Holy cow, the Cubs actually won in Mesa.
Voters easily passed a proposition for a new spring training complex that will keep the team in Mesa for at least 30 years.
About 63 percent of voters OK'd Mesa's plan for an $84 million complex in northwest Mesa that will open in 2013. The Cubs say the state-of-the-art training facilities are vital to the team breaking its 102-year losing streak and winning a World Series.
"The Cubs have been in Mesa for close to 50 years," Cubs Chairman Tom Ricketts said Tuesday night in Mesa. "We'd like to stay in Mesa for another 50 years and we look forward to taking what is a truly great spring training experience and turning in into the most remarkable spring training experience ever."
Cubs supporters gathered at the Hilton Phoenix East Mesa Hotel to watch election results come in, munching on Chicago-style deep dish pizza flown in from the Windy City.
Supporters said they expected a victory but not by such a comfortable margin given the electoral mood across the U.S. Mayor Scott Smith said when he spoke with many voters who he suspected would oppose the measure, they supported it after hearing the details.
"I didn't see the overall anger at government to this issue," Smith said. "That tells you people saw this as a community issue and not a national issue."
Proposition 420 authorizes the city to spend more than $1.5 million on a sporting facility. About 58 percent of voters also approved Question 2, which boosts the city's hotel tax from 3 percent to 5 percent. The additional funds will go toward the complex and citywide tourism promotion. The city has said it will not need to raise property or sales taxes.
The complex would replace about 125 acres of ball fields and a golf course at Riverview Park, and include a privately-funded Wrigleyville West developed by the Chicago family that owns the Cubs, the Ricketts.
Tuesday's vote ends more than a year of uncertainty, as the Cubs had entertained a bid for a new complex in Naples, Fla. The city's effort for statewide funding fell apart at the Legislature this spring, and the plan often changed as the city struggled to find funding. This fall, Mesa said it would sell thousands of acres of land in Pinal County that it bought for water rights, but no longer needs after securing other sources. Many times, supporters feared the effort was doomed and the Cactus League's most-attended team would bolt to Florida.
"It looked like sudden death," said Robert Brinton, immediate past president of the Cactus League. "We weren't going to win another one, we were out of the game, and here we won the World Series."
The Cubs generate $138 million a year statewide, according to a Mesa-commissioned study. The city acknowledges much of that leaves Mesa because of a lack of businesses around the current facilities, but says more of that will stay in the city with the new complex.
Opponents argued the complex could end up costing more than promised, saying there's no legal limit to what the city can spend.
"That's still our view," said Bob Kammrath, who headed an anti-Prop. 420 campaign. "But of course, we won't know that for sure for a couple of years."

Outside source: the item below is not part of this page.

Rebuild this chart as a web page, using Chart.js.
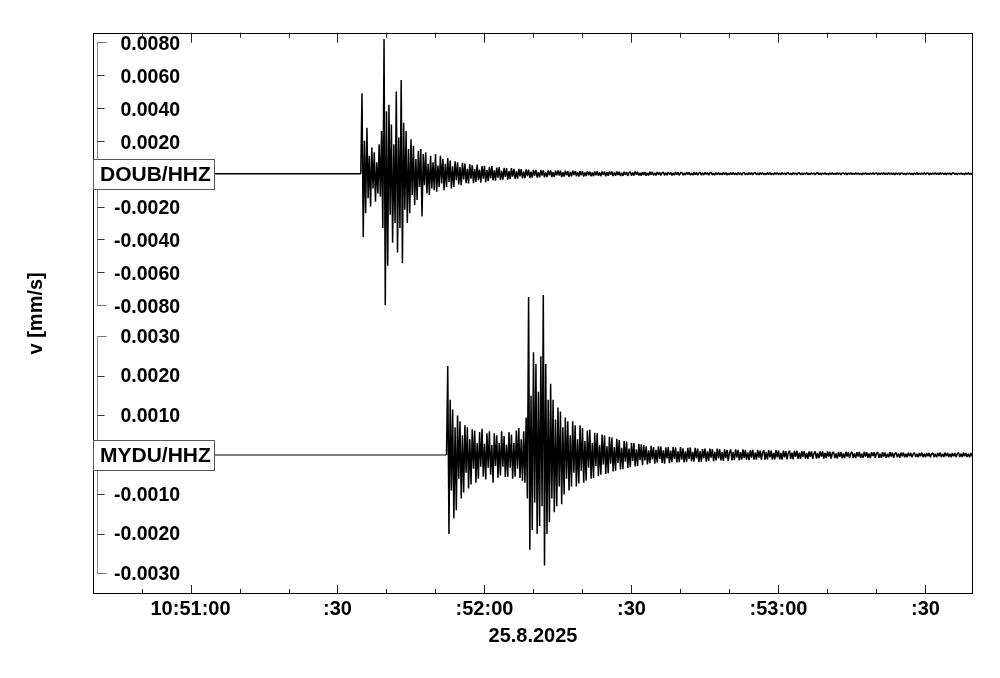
<!DOCTYPE html>
<html><head><meta charset="utf-8">
<script src="https://cdn.jsdelivr.net/npm/chart.js@4.4.1/dist/chart.umd.min.js"></script>
<style>html,body{margin:0;padding:0;background:#fff;}canvas{display:block;}</style>
</head><body>
<canvas id="c" width="1000" height="678"></canvas>
<script>
// ---------------- data ----------------
// time axis: seconds relative to 10:51:00 (25.8.2025)
const X_MIN = -19.9, X_MAX = 159.7;
const X_TICKS = [-10, 0, 10, 20, 30, 40, 50, 60, 70, 80, 90, 100, 110, 120, 130, 140, 150];
const X_TICK_LABELS = ['', '10:51:00', '', '', ':30', '', '', ':52:00', '', '', ':30', '', '', ':53:00', '', '', ':30'];
const DATE_LABEL = '25.8.2025';
const Y_TITLE = 'v [mm/s]';
const STATIONS = ['DOUB/HHZ', 'MYDU/HHZ'];
const DOUB_TICKS = [0.008, 0.006, 0.004, 0.002, -0.002, -0.004, -0.006, -0.008];
const MYDU_TICKS = [0.003, 0.002, 0.001, -0.001, -0.002, -0.003];
const DOUB_RANGE = [-0.008867, 0.008588];   // mm/s
const MYDU_RANGE = [-0.003519, 0.003433];   // mm/s
const VALUE_UNIT = 1e-5;                    // mm/s per stored unit

// DOUB/HHZ: strong part every 0.25 s from 34.75 s, coda every 0.25 s from 75 s
const DOUB_STRONG_START = 34.75, DOUB_STRONG_STEP = 0.25;
const DOUB_STRONG = [
 0, 490, -385, 200, -240, 280, -150, 110, -200, 160, -90, 130, -170, 70, -120, 180, -140, 260, -330, 820, -800,
 380, -560, 420, -250, 300, -420, 180, -300, 500, -480, 220, -330, 570, -545, 310, -220, 260, -300, 150, -240,
 210, -130, 170, -190, 90, -160, 140, -80, 150, -260, 120, -70, 130, -120, 60, -130, 110, -90, 70, -100,
 120, -110, 50, -80, 110, -60, 90, -100, 60, -80, 95, -50, 80, -90, 45, -80, 75, -40, 70, -65,
 40, -70, 66, -35, 62, -58, 30, -60, 58, -30, 52, -58, 28, -50, 56, -40, 25, -55, 47,
 -30, 48, -52, 22, -46, 42, -28, 46, -40, 20, -42, 38, -24, 40, -38, 18, -36, 36, -20, 34,
 -36, 16, -32, 34, -18, 30, -32, 14, -30, 30, -16, 28, -28, 12, -27, 26, -14, 25, -26, 12,
 -24, 24, -12, 23, -24, 10, -22, 23, -11, 21, -22, 10, -21, 20, -9, 20, -20, 9, -19, 18, -10
];
const DOUB_CODA_START = 75, DOUB_CODA_STEP = 0.25;
const DOUB_CODA = [
 20, -12, 18, -20, 9, -17, 19, -10, 15, -19, 11, -16, 18, -8, 17, -15, 10, -18, 16, -9,
 15, -17, 8, -14, 16, -10, 13, -16, 7, -15, 14, -9, 16, -13, 8,
 -15, 14, -7, 13, -15, 9, -12, 14, -6, 13, -14, 8, -12, 13, -7, 12, -14, 6, -13, 12,
 -8, 11, -13, 6, 12, -12, 7, -11, 13, -6, 12, -11, 5, -12, 11, -7, 10, -12, 6, -11, 12,
 -6, 11, -10, 5, -11, 10, -6, 9, -11, 5, 10, -10, 6, -9, 10, -5, 9, -10, 5, -9,
 10, -6, 8, -10, 5, 9, -9, 4, -8, 10, -5, 9, -8, 4, -9, 9, -5, 8, -9, 4, 8,
 -8, 5, -8, 8, -4, 7, -9, 5, 8, -7, 4, -8, 7, -5, 8, -7, 4, -7, 8, -5,
 7, -8, 4, -7, 7, -5, 8, -6, 4, -7, 7, -4, 6, -8, 5, 7, -7, 3, -6, 7,
 -5, 6, -7, 4, 7, -6, 4, -7, 6, -4, 7, -6, 3, -6, 7, -5, 6, -6, 3, -7,
 6, -4, 6, -6, 4, -6, 7, -4, 5, -6, 4, 6, -6, 3, -6, 6, -4, 5, -7, 4, 6, -6,
 4, -6, 5, -3, 6, -6, 3, -5, 6, -4, 5, -6, 3, 6, -5, 4, -6, 5, -3, 6,
 -5, 3, -6, 5, -4, 6, -5, 3, -5, 6, -4, 5, -6, 3, 5, -5, 4, -6, 5, -3,
 6, -5, 3, -5, 6, -4, 5, -5, 3, -6, 5, -4, 6, -5, 3, -5, 5, -4, 6, -5,
 3, 5, -6, 4, -5, 5, -3, 6, -5, 4, -5, 6, -3, 5, -5, 4, -6, 5, -3, 5,
 -6, 4, 5, -5, 3, -6, 5, -4, 5, -5, 3, -6, 5, -4, 6, -5, 3, -5, 5, -4,
 6, -5, 3, 5, -6, 4, -5, 5, -3, 6, -5, 4, -5, 6, -3, 5, -5, 4, -6, 5,
 -3, 5, -6, 4, 5, -5, 3, -6, 5, -4, 5, -5, 3, -6, 5, -4, 6, -5, 3, -5, 5, -4, 6
];

// MYDU/HHZ: strong part every 0.25 s from 52.25 s, coda every 0.25 s from 92.5 s
const MYDU_STRONG_START = 52.25, MYDU_STRONG_STEP = 0.25;
const MYDU_STRONG = [
 0, 225, -200, 140, -90, 115, -160, 70, -140, 100, -60, 85, -110, 50, -95, 75, -45, 70, -85, 40, -75,
 65, -35, 62, -70, 30, -60, 58, -30, 66, -55, 28, -62, 55, -32, 60, -50, 25, -70, 55, -28,
 50, -58, 30, -52, 60, -30, 48, -56, 26, -55, 58, -32, 52, -60, 30, -55, 62, -35, 68, -58,
 40, -65, 60, -70, 95, -110, 400, -240, 150, -190, 260, -120, 230, -200, 160, -180, 250, -130, 405, -280,
 230, -200, 140, -170, 180, -110, 140, -145, 90, -130, 120, -80, 110, -125, 70, -100, 95, -60, 85, -90,
 50, -80, 85, -45, 75, -80, 40, -72, 75, -40, 68, -70, 35, -65, 62, -32, 64, -60, 30, -58,
 56, -28, 55, -54, 26, -50, 52, -24, 50, -48, 22, -46, 46, -22, 44, -42, 20, -40, 41, -20,
 38, -37, 18, -36, 35, -17, 34, -33, 16, -31, 31, -15, 30, -29, 14, -28, 28, -13, 27, -26
];
const MYDU_CODA_START = 92.5, MYDU_CODA_STEP = 0.25;
const MYDU_CODA = [
 25, -14, 22, -24, 12, -21, 23, -11, 20, -22, 13, -19, 22, -10, 21, -20, 12, -22, 19, -9,
 20, -21, 11, -18, 20, -10, 19, -19, 9, -18, 20, -12, 17, -19, 9, -17, 18, -10, 19, -16,
 8, -17, 18, -9, 16, -18, 10,
 -17, 15, -8, 16, -17, 9, -15, 16, -7, 15, -16, 8, -14, 16, -9, 15, -14, 7, -15, 14,
 -8, 13, -15, 7, 14, -14, 8, -13, 14, -6, 13, -14, 7, -12, 14, -8, 13, -12, 6, -13,
 12, -7, 13, -12, 6, -12, 13, -7, 11, -12, 6, 12, -12, 7, -11, 12, -6, 11, -12, 5,
 -11, 12, -6, 11, -11, 5, -12, 11, -6, 10, -11, 5, 11, -10, 6, -11, 10, -5, 11, -10, 6, -10,
 10, -5, 10, -9, 5, -10, 9, -5, 9, -10, 4, 9, -9, 5, -8, 9, -4, 9, -9, 5,
 -8, 9, -4, 8, -9, 5, 8, -8, 4, -9, 8, -5, 8, -8, 4, -8, 8, -4, 7, -8,
 4, 8, -7, 4, -8, 7, -4, 8, -7, 3, -7, 8, -4, 7, -7, 4, -8, 7, -3, 7,
 -7, 4, 7, -7, 3, -7, 7, -4, 6, -7, 3, -6, 7, -4, 6, -7, 3, 6, -6, 4, -7, 6,
 -3, 6, -6, 3, -6, 6, -3, 5, -6, 3, 6, -5, 3, -6, 5, -3, 6, -5, 3, -6,
 5, -3, 5, -6, 3, 5, -5, 3, -6, 5, -3, 6, -5, 3, -5, 6, -3, 5, -5, 3,
 -6, 5, -3, 5, -5, 3, 6, -5, 3, -5, 6, -3, 5, -5, 3, -6, 5, -3, 5, -6, 3, 5
];

// ---------------- build ----------------
function buildPoints(segments) {
  const pts = [{x: X_MIN, y: 0}];
  segments.forEach(seg => seg.values.forEach((v, i) => pts.push({x: seg.start + i * seg.step, y: v * VALUE_UNIT})));
  return pts;
}
const doubPoints = buildPoints([
  {start: DOUB_STRONG_START, step: DOUB_STRONG_STEP, values: DOUB_STRONG},
  {start: DOUB_CODA_START, step: DOUB_CODA_STEP, values: DOUB_CODA}
]);
const myduPoints = buildPoints([
  {start: MYDU_STRONG_START, step: MYDU_STRONG_STEP, values: MYDU_STRONG},
  {start: MYDU_CODA_START, step: MYDU_CODA_STEP, values: MYDU_CODA}
]);

const FAMILY = "'Liberation Sans', Arial, Helvetica, sans-serif";
const TICK_FONT = {family: FAMILY, size: 20, weight: 'bold'};
const YTICK_FONT = {family: FAMILY, size: 19.5, weight: 'bold'};

const decor = {
  id: 'decor',
  afterDatasetsDraw(chart) {
    const ctx = chart.ctx, a = chart.chartArea, xs = chart.scales.x;
    ctx.save();
    ctx.lineWidth = 1;
    ctx.strokeStyle = '#222';
    xs.ticks.forEach(t => {
      const px = Math.round(xs.getPixelForValue(t.value)) + 0.5;
      const major = (X_TICK_LABELS[X_TICKS.indexOf(t.value)] || '') !== '';
      ctx.beginPath();
      ctx.moveTo(px, a.top); ctx.lineTo(px, a.top + (major ? 10 : 5));
      ctx.moveTo(px, a.bottom); ctx.lineTo(px, a.bottom - (major ? 9 : 5));
      ctx.stroke();
    });
    ctx.strokeStyle = '#000';
    ctx.strokeRect(Math.round(a.left) + 0.5, Math.round(a.top) + 0.5, Math.round(a.right - a.left) - 1, Math.round(a.bottom - a.top) - 1);
    [['yTop', DOUB_TICKS, STATIONS[0]], ['yBot', MYDU_TICKS, STATIONS[1]]].forEach(([id, ticks, name]) => {
      const s = chart.scales[id];
      const bx = Math.round(a.left) + 4.5;
      const yA = Math.round(s.getPixelForValue(Math.max(...ticks))) + 0.5;
      const yB = Math.round(s.getPixelForValue(Math.min(...ticks))) + 0.5;
      ctx.strokeStyle = '#8c8c8c';
      ctx.beginPath(); ctx.moveTo(bx, yA); ctx.lineTo(bx, yB); ctx.stroke();
      ticks.forEach((v, k) => {
        const py = Math.round(s.getPixelForValue(v)) + 0.5;
        const end = (k === 0 || k === ticks.length - 1);
        ctx.strokeStyle = end ? '#777' : '#333';
        ctx.beginPath(); ctx.moveTo(bx, py); ctx.lineTo(bx + (end ? 9 : 7), py); ctx.stroke();
      });
      const y0 = Math.round(s.getPixelForValue(0));
      const left = Math.round(a.left) + 0.5;
      ctx.fillStyle = '#fff';
      ctx.fillRect(left, y0 - 15, 121, 30);
      ctx.strokeStyle = '#555';
      ctx.strokeRect(left, y0 - 14.5, 121, 30);
      ctx.fillStyle = '#000';
      ctx.font = 'bold 21px ' + FAMILY;
      ctx.textBaseline = 'middle';
      ctx.textAlign = 'left';
      ctx.fillText(name, left + 6.5, y0 + 1);
    });
    ctx.restore();
  }
};

function yAxis(range, ticks, weight, stackWeight, labelOffset) {
  return {
    type: 'linear', position: 'left', stack: 'traces', stackWeight: stackWeight, weight: weight,
    min: range[0], max: range[1], clip: false,
    afterBuildTicks: s => { s.ticks = ticks.map(v => ({value: v})); },
    afterFit: s => { s.width = 0; },
    grid: {display: false, drawTicks: false},
    border: {display: false},
    ticks: {autoSkip: false, mirror: true, crossAlign: 'far', padding: 21, labelOffset: labelOffset, color: '#000', font: YTICK_FONT,
      callback: v => v.toFixed(4)}
  };
}

new Chart(document.getElementById('c'), {
  type: 'line',
  data: {
    datasets: [
      {label: STATIONS[0], data: doubPoints, yAxisID: 'yTop', xAxisID: 'x', borderColor: '#000', borderWidth: 1.5, borderJoinStyle: 'bevel', pointRadius: 0, fill: false, tension: 0},
      {label: STATIONS[1], data: myduPoints, yAxisID: 'yBot', xAxisID: 'x', borderColor: '#000', borderWidth: 1.5, borderJoinStyle: 'bevel', pointRadius: 0, fill: false, tension: 0,
       segment: {borderColor: c => c.p1.parsed.x <= MYDU_STRONG_START ? '#555' : '#000'}}
    ]
  },
  options: {
    responsive: false, animation: false, devicePixelRatio: 1, events: [],
    layout: {padding: {left: 0, right: 27, top: 30, bottom: 0}},
    plugins: {legend: {display: false}, tooltip: {enabled: false}, title: {display: false}},
    scales: {
      x: {
        type: 'linear', position: 'bottom', min: X_MIN, max: X_MAX,
        afterBuildTicks: s => { s.ticks = X_TICKS.map(v => ({value: v})); },
        afterFit: s => { s.height = 84; },
        grid: {display: false, drawTicks: false}, border: {display: false},
        ticks: {autoSkip: false, maxRotation: 0, minRotation: 0, padding: 3, color: '#000', font: TICK_FONT,
          callback: v => { const k = X_TICKS.indexOf(v); return k >= 0 ? X_TICK_LABELS[k] : ''; }},
        title: {display: true, text: DATE_LABEL, color: '#000', font: TICK_FONT, padding: {top: 0, bottom: 30}}
      },
      yTitle: {
        type: 'linear', position: 'left', weight: 10,
        afterFit: s => { s.width = 93; },
        grid: {display: false, drawTicks: false}, border: {display: false}, ticks: {display: false},
        title: {display: true, text: Y_TITLE, color: '#000', font: TICK_FONT, padding: {top: 24, bottom: 0}}
      },
      yTop: yAxis(DOUB_RANGE, DOUB_TICKS, 2, 288, 2.5),
      yBot: yAxis(MYDU_RANGE, MYDU_TICKS, 1, 276, 1)
    }
  },
  plugins: [decor]
});
</script>
</body></html>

Kammrath noted the Cubs haven't finalized a deal for the Riverview land, as it is tied up until July 2011 for the proposed Waveyard water park. Waveyard officials have tentatively agreed to scale back their project to make room for the Cubs. The city, the Cubs and Waveyard are working to accommodate each other, with many details left until after the election.

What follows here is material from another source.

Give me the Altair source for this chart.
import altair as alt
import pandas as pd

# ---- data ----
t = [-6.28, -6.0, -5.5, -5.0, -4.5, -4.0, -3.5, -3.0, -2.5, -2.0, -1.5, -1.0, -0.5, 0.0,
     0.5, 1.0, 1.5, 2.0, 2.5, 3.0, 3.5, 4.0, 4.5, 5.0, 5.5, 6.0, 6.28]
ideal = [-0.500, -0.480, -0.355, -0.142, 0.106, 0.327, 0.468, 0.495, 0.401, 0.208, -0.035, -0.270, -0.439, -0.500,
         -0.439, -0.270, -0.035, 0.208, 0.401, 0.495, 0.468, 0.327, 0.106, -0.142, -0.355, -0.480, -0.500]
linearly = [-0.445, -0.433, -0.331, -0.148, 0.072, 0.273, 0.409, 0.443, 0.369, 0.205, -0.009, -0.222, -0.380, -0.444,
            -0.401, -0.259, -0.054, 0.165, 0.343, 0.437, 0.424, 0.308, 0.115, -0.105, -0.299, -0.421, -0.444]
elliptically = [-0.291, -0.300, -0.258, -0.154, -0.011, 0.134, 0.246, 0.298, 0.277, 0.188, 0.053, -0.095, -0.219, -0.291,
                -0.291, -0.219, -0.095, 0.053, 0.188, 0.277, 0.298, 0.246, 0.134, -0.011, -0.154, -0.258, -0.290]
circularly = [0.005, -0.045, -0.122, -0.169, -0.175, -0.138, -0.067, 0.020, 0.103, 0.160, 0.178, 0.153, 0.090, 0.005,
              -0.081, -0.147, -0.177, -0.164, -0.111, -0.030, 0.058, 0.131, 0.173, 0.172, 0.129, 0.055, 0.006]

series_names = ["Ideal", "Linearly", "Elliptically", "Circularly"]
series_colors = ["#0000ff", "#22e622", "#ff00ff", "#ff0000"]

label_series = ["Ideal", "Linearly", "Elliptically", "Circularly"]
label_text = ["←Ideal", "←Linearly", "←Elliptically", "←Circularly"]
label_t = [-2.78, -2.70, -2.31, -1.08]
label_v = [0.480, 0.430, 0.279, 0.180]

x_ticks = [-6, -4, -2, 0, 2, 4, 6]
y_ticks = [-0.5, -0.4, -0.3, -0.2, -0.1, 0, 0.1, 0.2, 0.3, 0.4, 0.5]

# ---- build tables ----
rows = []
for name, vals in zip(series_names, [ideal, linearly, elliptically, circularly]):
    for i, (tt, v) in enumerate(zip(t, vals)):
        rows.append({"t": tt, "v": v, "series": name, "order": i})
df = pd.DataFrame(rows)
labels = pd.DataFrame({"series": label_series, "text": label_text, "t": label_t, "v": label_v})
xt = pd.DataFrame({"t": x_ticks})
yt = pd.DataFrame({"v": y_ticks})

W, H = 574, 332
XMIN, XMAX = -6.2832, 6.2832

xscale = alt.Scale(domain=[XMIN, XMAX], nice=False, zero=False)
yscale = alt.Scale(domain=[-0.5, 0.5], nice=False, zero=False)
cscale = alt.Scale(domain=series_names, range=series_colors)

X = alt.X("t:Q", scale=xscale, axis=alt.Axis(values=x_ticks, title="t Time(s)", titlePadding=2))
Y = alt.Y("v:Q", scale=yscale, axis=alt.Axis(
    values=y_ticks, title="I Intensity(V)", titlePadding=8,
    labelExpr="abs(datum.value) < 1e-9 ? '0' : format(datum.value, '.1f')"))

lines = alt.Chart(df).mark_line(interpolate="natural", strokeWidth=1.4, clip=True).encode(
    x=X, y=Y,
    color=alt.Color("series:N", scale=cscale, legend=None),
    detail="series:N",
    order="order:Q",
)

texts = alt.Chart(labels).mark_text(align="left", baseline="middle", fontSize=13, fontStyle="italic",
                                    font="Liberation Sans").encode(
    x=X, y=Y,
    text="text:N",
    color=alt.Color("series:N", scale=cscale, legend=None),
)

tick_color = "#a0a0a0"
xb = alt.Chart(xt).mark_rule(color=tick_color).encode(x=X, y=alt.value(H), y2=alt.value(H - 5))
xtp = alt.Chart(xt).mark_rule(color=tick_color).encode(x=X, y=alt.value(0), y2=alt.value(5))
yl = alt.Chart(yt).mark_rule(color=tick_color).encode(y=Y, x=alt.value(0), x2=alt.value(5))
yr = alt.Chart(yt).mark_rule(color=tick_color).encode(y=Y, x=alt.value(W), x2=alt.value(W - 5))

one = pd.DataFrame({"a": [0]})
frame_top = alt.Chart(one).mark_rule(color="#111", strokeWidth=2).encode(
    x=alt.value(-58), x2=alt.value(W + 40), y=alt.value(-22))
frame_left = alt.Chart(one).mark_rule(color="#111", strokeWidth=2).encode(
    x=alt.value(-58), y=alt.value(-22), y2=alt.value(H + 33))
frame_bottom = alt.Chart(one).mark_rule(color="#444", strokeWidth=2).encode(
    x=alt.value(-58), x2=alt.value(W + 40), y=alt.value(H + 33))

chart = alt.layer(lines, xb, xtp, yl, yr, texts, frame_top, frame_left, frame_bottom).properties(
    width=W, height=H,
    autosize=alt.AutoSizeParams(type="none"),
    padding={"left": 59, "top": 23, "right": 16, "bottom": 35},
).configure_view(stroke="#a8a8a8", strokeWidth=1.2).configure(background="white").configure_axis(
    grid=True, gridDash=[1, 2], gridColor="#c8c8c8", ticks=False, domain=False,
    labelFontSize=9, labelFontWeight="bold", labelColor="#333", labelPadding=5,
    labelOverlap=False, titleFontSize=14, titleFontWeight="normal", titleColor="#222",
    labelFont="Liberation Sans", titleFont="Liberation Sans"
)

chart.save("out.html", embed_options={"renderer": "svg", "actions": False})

"One of our objections going into this, of course, is there were a lot of loose ends, things that were undecided and there still are things that are undecided," Kammrath said. "But I guess the feeling of most of the voters is they would fall into place in the next few months. Whether they do or not, we'll see."
Smith said while Mesa voters are often known for rejecting things on election day - including an Arizona Cardinals stadium about a decade ago - this proposal was more thought-out.
"You could tell that people really studied this issue," Smith said. "They cared about their community. They looked at it. They thought about it and they understood what we were offering."